How do I implement decline recovery for a small team?

Start with the billing platform you're already using and turn on its built-in retry logic—usually 3-4 attempts spaced 2-5 days apart. Write three dunning emails with clear update-payment links and send them on retry attempts 1, 2, and final. Enable card account updater through your processor if available. This baseline covers 80% of recovery opportunity without custom development.

What's the biggest mistake teams make with decline recovery?

Retrying too aggressively in the first 24 hours, which triggers hard declines from issuers and burns your chance at later success. The second biggest mistake is treating all decline codes identically—an expired card needs a customer update prompt, while insufficient funds just needs a few days. Generic retry schedules leave 15-20 points of recovery rate on the table.

Does decline recovery work for ACH and bank transfers?

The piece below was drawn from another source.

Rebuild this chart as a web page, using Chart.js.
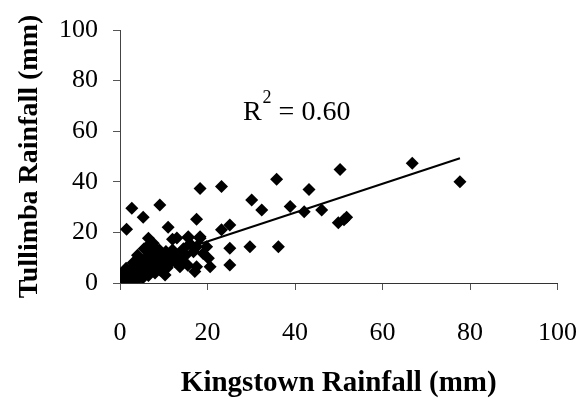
<!DOCTYPE html>
<html>
<head>
<meta charset="utf-8">
<script src="https://cdn.jsdelivr.net/npm/chart.js@4.4.0/dist/chart.umd.min.js"></script>
<style>
  html, body { margin: 0; padding: 0; background: #fff; }
  #wrap { width: 582px; height: 403px; }
</style>
</head>
<body>
<div id="wrap"><canvas id="rainChart" width="582" height="403"></canvas></div>
<script>
// Kingstown (x) vs Tullimba (y) daily rainfall, mm
const kingstown = [
  1.5, 2.7, 5.3, 9.1, 11.0, 6.5, 7.6, 12.0, 15.6, 17.5, 18.3, 18.3, 23.2, 23.2, 25.1,
  25.1, 25.1, 29.7, 30.1, 32.4, 35.8, 36.2, 38.9, 42.1, 43.2, 46.1, 50.3, 49.9, 51.2, 51.8,
  66.8, 77.7,
  13.0, 15.6, 18.3, 17.5, 16.8, 19.0, 20.2, 20.6, 17.5, 13.7, 12.6, 19.8, 17.1, 10.3, 13.6,
  14.5, 15.0, 16.0, 14.0, 15.5, 12.5,
  0.2, 0.5, 0.8, 1.0, 1.2, 1.5, 1.8, 2.0, 2.2, 2.5, 2.8, 3.0, 3.2, 3.5, 3.8, 4.0, 4.2,
  4.5, 4.8, 5.0, 5.2, 5.5, 5.8, 6.0, 6.2, 6.5, 6.8, 7.0, 7.2, 7.5, 7.8, 8.0, 8.2, 8.5,
  8.8, 9.0, 9.2, 9.5, 9.8, 10.0, 10.5, 10.8, 11.0, 11.5, 12.0, 12.2, 3.0, 4.0, 5.5, 6.0,
  7.5, 8.5, 0.3, 1.0, 2.0, 0.6, 1.4, 2.4, 3.4, 0.9
];
const tullimba = [
  21.2, 29.5, 26.0, 30.8, 22.0, 17.7, 15.7, 17.3, 18.3, 25.2, 18.3, 37.4, 38.1, 21.0, 22.9,
  13.7, 7.1, 14.3, 32.8, 28.9, 41.0, 14.3, 30.2, 28.2, 37.0, 28.9, 44.9, 23.8, 25.0, 26.0,
  47.3, 40.0,
  17.8, 17.9, 17.7, 14.3, 12.4, 11.7, 9.8, 6.4, 6.4, 6.4, 8.4, 14.3, 4.5, 3.2, 11.7,
  13.5, 11.0, 15.5, 9.0, 7.0, 11.0,
  1.5, 2.5, 1.0, 3.5, 0.8, 2.0, 4.5, 1.2, 3.0, 5.5, 2.0, 0.8, 4.0, 6.5, 2.8, 1.5, 5.0,
  7.5, 3.5, 9.0, 2.0, 6.0, 4.5, 10.0, 8.0, 3.0, 11.0, 5.5, 7.0, 9.5, 12.0, 4.0, 6.5,
  10.5, 8.0, 13.0, 5.0, 11.5, 7.0, 9.0, 12.5, 6.0, 10.0, 8.0, 13.0, 11.0, 8.0, 11.0, 13.5,
  14.0, 14.5, 13.0, 0.5, 0.3, 0.6, 4.0, 5.8, 1.0, 0.4, 2.2
];
const xTicks = [0, 20, 40, 60, 80, 100];
const yTicks = [0, 20, 40, 60, 80, 100];
const trendSlope = 0.57;
const trendIntercept = 5.0;
const rSquared = '0.60';

const points = kingstown.map((x, i) => ({ x: x, y: tullimba[i] }));
const xMin = Math.min(...kingstown);
const xMax = Math.max(...kingstown);
const trend = [
  { x: xMin, y: trendIntercept + trendSlope * xMin },
  { x: xMax, y: trendIntercept + trendSlope * xMax }
];

const serif = 'Liberation Serif';

// R^2 text, anchored in data units so it sits in the same place as the original
const rLabel = {
  id: 'rLabel',
  afterDraw(chart) {
    const ctx = chart.ctx;
    const x = chart.scales.x.getPixelForValue(28.1);
    const y = chart.scales.y.getPixelForValue(64.4);
    ctx.save();
    ctx.fillStyle = '#000';
    ctx.textBaseline = 'alphabetic';
    ctx.textAlign = 'left';
    ctx.font = '28px "' + serif + '"';
    ctx.fillText('R', x, y);
    let cx = x + ctx.measureText('R').width + 1;
    ctx.font = '18px "' + serif + '"';
    ctx.fillText('2', cx, y - 17);
    cx += ctx.measureText('2').width;
    ctx.font = '28px "' + serif + '"';
    ctx.fillText(' = ' + rSquared, cx, y);
    ctx.restore();
  }
};

new Chart(document.getElementById('rainChart'), {
  type: 'scatter',
  data: {
    datasets: [
      {
        label: 'Daily rainfall',
        data: points,
        pointStyle: 'rectRot',
        pointRadius: 6.5,
        pointBackgroundColor: '#000',
        pointBorderColor: '#000',
        pointBorderWidth: 0,
        order: 2
      },
      {
        type: 'line',
        label: 'Trend',
        data: trend,
        borderColor: '#000',
        borderWidth: 2,
        pointRadius: 0,
        fill: false,
        order: 1
      }
    ]
  },
  options: {
    responsive: false,
    animation: false,
    layout: { padding: { top: 30, right: 24.5, left: 0, bottom: 0 } },
    plugins: { legend: { display: false }, tooltip: { enabled: false } },
    scales: {
      x: {
        type: 'linear',
        min: 0,
        max: 100,
        afterBuildTicks: (s) => { s.ticks = xTicks.map(v => ({ value: v })); },
        afterFit: (s) => { s.height = 120; s.paddingLeft = 0; s.paddingRight = 0; },
        grid: { drawOnChartArea: false, drawTicks: true, tickLength: 7, color: '#555' },
        border: { display: true, color: '#333', width: 1 },
        ticks: { color: '#000', padding: 28, font: { family: serif, size: 26 } },
        title: {
          display: true,
          text: 'Kingstown Rainfall (mm)',
          color: '#000',
          padding: { top: 0, bottom: 2 },
          font: { family: serif, size: 29, weight: 'bold' }
        }
      },
      y: {
        type: 'linear',
        min: 0,
        max: 100,
        afterBuildTicks: (s) => { s.ticks = yTicks.map(v => ({ value: v })); },
        afterFit: (s) => { s.width = 120; s.paddingTop = 0; s.paddingBottom = 0; },
        grid: { drawOnChartArea: false, drawTicks: true, tickLength: 7, color: '#555' },
        border: { display: true, color: '#444', width: 1 },
        ticks: { color: '#000', padding: 15, font: { family: serif, size: 26 } },
        title: {
          display: true,
          text: 'Tullimba Rainfall (mm)',
          color: '#000',
          padding: { top: 13, bottom: 0 },
          font: { family: serif, size: 28, weight: 'bold' }
        }
      }
    }
  },
  plugins: [rLabel]
});
</script>
</body>
</html>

Yes, but the mechanics differ. ACH returns happen days after the original attempt, so retry windows stretch longer and customer outreach needs to account for the lag. Recovery rates on ACH are typically lower than cards because there's no account updater equivalent and bank account changes require manual customer action. Build separate dunning copy for ACH versus card declines.

How long should a decline recovery window run before canceling?

Most subscription businesses run 14-21 day recovery windows before canceling for non-payment. Shorter windows under 10 days cancel salvageable customers; longer windows past 30 days accumulate bad debt and erode metrics. The right answer depends on your customer lifetime value—high-LTV B2B contracts justify 30+ day recovery, while low-ticket consumer subscriptions should cut losses faster.